NEW ORLEANS — Scenes and observations from the NFL's annual Super Bowl media day — interviews with players and team personnel from the Baltimore Ravens and the San Francisco 49ers on the field at the Superdome:
Terrell Suggs stood up, threw down his microphone, kicked over his chair with a back heel as he stepped down from his podium, and then kicked over a cooler.
Onlookers laughed, satisfied that the Baltimore Ravens' mischievous linebacker had properly punctuated the frenetic, free-for-all known as Super Bowl media day.
Suggs plays a central role in one of the more intimidating defenses in the NFL, and at least some of the conversation involved football, and what it would take to slow down San Francisco quarterback Colin Kaepernick in Sunday's NFL championship game.
But media day is never just about football, not even when the players are interviewing each other.
Posing as a reporter, defensive end Arthur Jones asked Suggs which staple of Louisiana cuisine he preferred, gumbo or jambalaya.
"That's a good question, and I'm glad you asked that, Arthur," Suggs said. "Definitely gumbo."
Suggs also was asked if he is the best dancer in the locker room: "No way. 'Be Nasty,' (safety) Bernard Pollard — he's definitely the best dancer. And I think if we get this done come Sunday, you all will get to see a good dose of it."

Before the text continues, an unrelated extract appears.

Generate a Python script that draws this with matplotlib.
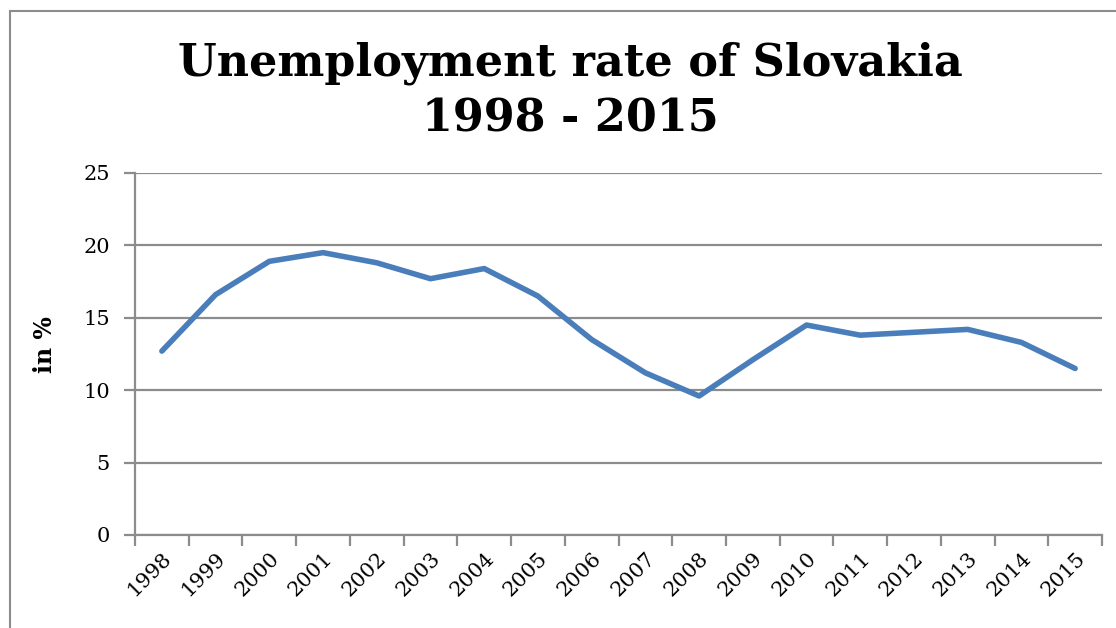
import matplotlib
matplotlib.use("Agg")
import matplotlib.pyplot as plt
from matplotlib.patches import Rectangle

years = ["1998", "1999", "2000", "2001", "2002", "2003", "2004", "2005", "2006",
         "2007", "2008", "2009", "2010", "2011", "2012", "2013", "2014", "2015"]
rate = [12.7, 16.6, 18.9, 19.5, 18.8, 17.7, 18.4, 16.5, 13.5,
        11.2, 9.6, 12.1, 14.5, 13.8, 14.0, 14.2, 13.3, 11.5]
y_ticks = [0, 5, 10, 15, 20, 25]

plt.rcParams['font.family'] = ['DejaVu Serif']
grey = '#8c8c8c'

fig = plt.figure(figsize=(11.16, 6.28), dpi=100)
W, H = 1116, 628
ax = fig.add_axes([135 / W, 1 - 535 / H, (1102 - 135) / W, (535 - 173) / H])

# outer chart border (cropped on right/bottom)
fig.patches.append(Rectangle((10 / W, -0.1), 1.2, 1 - 11 / H + 0.1, transform=fig.transFigure,
                             fill=False, edgecolor=grey, linewidth=1.5))

x = list(range(len(years)))
ax.plot(x, rate, color='#4a7ebb', linewidth=4, solid_capstyle='round',
        solid_joinstyle='round', zorder=3)

ax.set_xlim(-0.5, len(years) - 0.5)
ax.set_ylim(0, 25)
ax.set_yticks(y_ticks)
ax.set_yticklabels([str(v) for v in y_ticks], fontsize=15)
ax.yaxis.grid(True, color=grey, linewidth=1.6)
ax.set_axisbelow(True)

ax.set_xticks([i - 0.5 for i in range(len(years) + 1)])
ax.set_xticklabels([])
ax.set_xticks(x, minor=True)
ax.set_xticklabels(years, minor=True, rotation=45, ha='right', va='top',
                   rotation_mode='anchor', fontsize=15)
ax.tick_params(axis='x', which='minor', length=0, pad=10)
ax.tick_params(axis='x', which='major', length=8, width=1.6, color=grey, direction='out')
ax.tick_params(axis='y', length=8, width=1.6, color=grey, direction='out', pad=10)

for s in ['top', 'right']:
    ax.spines[s].set_visible(False)
for s in ['left', 'bottom']:
    ax.spines[s].set_color(grey)
    ax.spines[s].set_linewidth(1.6)

fig.text(570 / W, 1 - 91 / H, "Unemployment rate of Slovakia\n1998 - 2015",
         ha='center', va='center', fontsize=32, fontweight='bold', linespacing=1.38)
fig.text(45 / W, 1 - 345 / H, "in %", rotation=90, ha='center', va='center',
         fontsize=17, fontweight='bold')

fig.savefig("out.png", dpi=100)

And maybe even get a song from Suggs. He wasn't shy about serenading everyone with a rendition of Meatloaf's "I Would Do Anything For Love," moments after he took his seat behind the microphone.

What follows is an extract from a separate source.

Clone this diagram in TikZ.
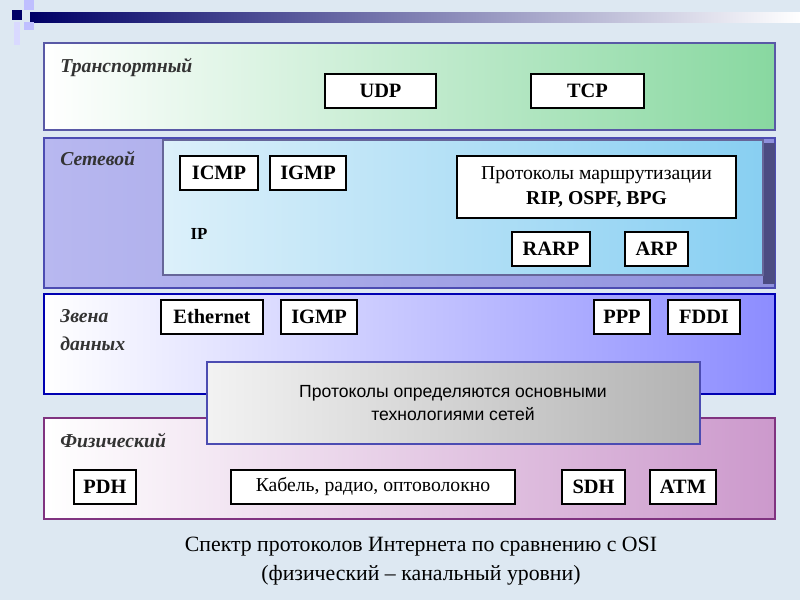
\documentclass[tikz,border=0pt]{standalone}
\usepackage{fontspec}
\setmainfont{Liberation Serif}
\setsansfont{Liberation Sans}
\begin{document}
\begin{tikzpicture}[x=0.025cm,y=-0.025cm,
 pb/.style={draw=black,line width=0.8pt,fill=white,font=\bfseries\fontsize{14.5}{16}\selectfont,inner sep=0pt},
 lay/.style={draw=#1,line width=1.2pt},
 lbl/.style={anchor=north west,font=\bfseries\itshape\fontsize{14}{17}\selectfont,text=black!80,align=left,inner sep=0pt}]
\definecolor{bg}{HTML}{DDE8F2}
\definecolor{inL}{HTML}{DCF0FA}
\definecolor{inR}{HTML}{88CFF2}
\definecolor{netL}{HTML}{B8B8F0}
\definecolor{netR}{HTML}{8E90DC}
\definecolor{trR}{HTML}{88D8A0}
\fill[bg] (0,0) rectangle (800,600);
\useasboundingbox (0,0) rectangle (800,600);
% title bar
\shade[left color=blue!40!black, right color=white] (30,12) rectangle (800,22);
\fill[blue!40!black] (12,10) rectangle (22,20);
\fill[blue!25!white] (24,0) rectangle (34,10);
\fill[blue!25!white] (24,22) rectangle (34,30);
\fill[blue!15!white] (14,22) rectangle (20,45);
% layers
\shade[left color=white, right color=trR] (44,43) rectangle (775,130);
\draw[lay=gray!70!blue] (44,43) rectangle (775,130);
\shade[left color=netL, right color=netR] (44,138) rectangle (775,288);
\draw[lay=blue!40!gray] (44,138) rectangle (775,288);
\fill[blue!30!black!70] (763,143) rectangle (775,284);
\shade[left color=inL, right color=inR] (163,140) rectangle (763,275);
\draw[lay=gray!80!blue] (163,140) rectangle (763,275);
\shade[left color=white, right color=blue!45!white] (44,294) rectangle (775,394);
\draw[lay=blue!70!black] (44,294) rectangle (775,394);
\shade[left color=white, right color=violet!40!white] (44,418) rectangle (775,519);
\draw[lay=violet!60!gray] (44,418) rectangle (775,519);
\shade[left color=gray!10, right color=gray!60] (207,362) rectangle (700,444);
\draw[lay=gray!60!blue] (207,362) rectangle (700,444);
\node[font=\sffamily\fontsize{12.5}{16}\selectfont,align=center] (note) at (453,403) {Протоколы определяются основными\\технологиями сетей};
% labels
\node[lbl] (l1) at (60,58) {Транспортный};
\node[lbl] (l2) at (60,151) {Сетевой};
\node[lbl] (l3) at (60,309) {Звена\\[3pt]данных};
\node[lbl] (l4) at (60,433) {Физический};
\node[font=\bfseries\fontsize{12}{14}\selectfont] (ip) at (199,234) {IP};
% boxes
\node[pb,minimum width=2.775cm,minimum height=0.85cm] (udp) at (380.5,91) {UDP};
\node[pb,minimum width=2.825cm,minimum height=0.85cm] (tcp) at (587.5,91) {TCP};
\node[pb,minimum width=1.95cm,minimum height=0.85cm] (icmp) at (219,173) {ICMP};
\node[pb,minimum width=1.9cm,minimum height=0.85cm] (igmp1) at (308,173) {IGMP};
\node[pb,minimum width=6.975cm,minimum height=1.55cm,align=center,font=\fontsize{14}{18}\selectfont] (rout) at (596.5,187) {Протоколы маршрутизации\\\textbf{RIP, OSPF, BPG}};
\node[pb,minimum width=1.95cm,minimum height=0.85cm] (rarp) at (551,249) {RARP};
\node[pb,minimum width=1.575cm,minimum height=0.85cm] (arp) at (656.5,249) {ARP};
\node[pb,minimum width=2.55cm,minimum height=0.85cm] (eth) at (212,317) {Ethernet};
\node[pb,minimum width=1.9cm,minimum height=0.85cm] (igmp2) at (319,317) {IGMP};
\node[pb,minimum width=1.4cm,minimum height=0.85cm] (ppp) at (622,317) {PPP};
\node[pb,minimum width=1.8cm,minimum height=0.85cm] (fddi) at (704,317) {FDDI};
\node[pb,minimum width=1.55cm,minimum height=0.85cm] (pdh) at (105,487) {PDH};
\node[pb,minimum width=7.1cm,minimum height=0.85cm,font=\fontsize{14}{16}\selectfont] (cab) at (373,487) {Кабель, радио, оптоволокно};
\node[pb,minimum width=1.575cm,minimum height=0.85cm] (sdh) at (593.5,487) {SDH};
\node[pb,minimum width=1.65cm,minimum height=0.85cm] (atm) at (683,487) {ATM};
% caption
\node[font=\fontsize{15.5}{21}\selectfont,align=center] (cap) at (421,561) {Спектр протоколов Интернета по сравнению с OSI\\(физический -- канальный уровни)};
\end{tikzpicture}
\end{document}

Katherine Webb credits a couple of camera shots of her watching the BCS national title game in Miami with landing her at the Super Bowl in New Orleans.
Otherwise known as Miss Alabama USA and the girlfriend of Crimson Tide quarterback A.J. McCarron, Webb has been hired by TV's "Inside Edition" to be its game correspondent.
"It's so exciting and absolutely crazy at the same time. It's happened so fast. I feel like I'm living on a plane but it's a great journey," said Webb, who was making her first trip to New Orleans for her first Super Bowl.
The 23-year-old Webb has been working on a fledgling modeling and acting career in Los Angeles.
For the second year in a row, Super Bowl media day was open to fans for the price of a $25 ticket. They were allowed to sit in sections of seats along the sideline with good views of players on the field, and paid attendance was 5,479, according to NFL spokesman Michael Signora.
When fans walked in, they were given gift bags that included small radios so they could listen to interviews. Other items were mostly product samples from sponsors, including chips and laundry detergent.
Among the fans were John Grimsley and Lisa Wyatt of Baltimore, sitting together a few rows from the field wearing purple jerseys with the No. 52 of star Ravens linebacker Ray Lewis. They said the ticket price was worth it.
"This is a very rare experience," said Grimsley, who has Ravens season tickets and tickets to Sunday's big game. "I've never been to anything like this. To be able to see all the Ravens being interviewed, to see some of these guys up close, you don't really get to see that when you go to the games. They're there and then they're gone."
The NFL says 5,205 reporters from 24 countries have credentials for the game, and some chose to work in costume at media day.
There was a correspondent from the Nickelodeon television network dressed as a super hero called Pick Boy, wearing black tights with a cape and trim of fluorescent orange and green.
Pick Boy approached 49ers practice squad linebacker Nate Stupar, asking him if he wanted to race. Stupar declined, saying he wasn't about to risk pulling any muscles for something like that.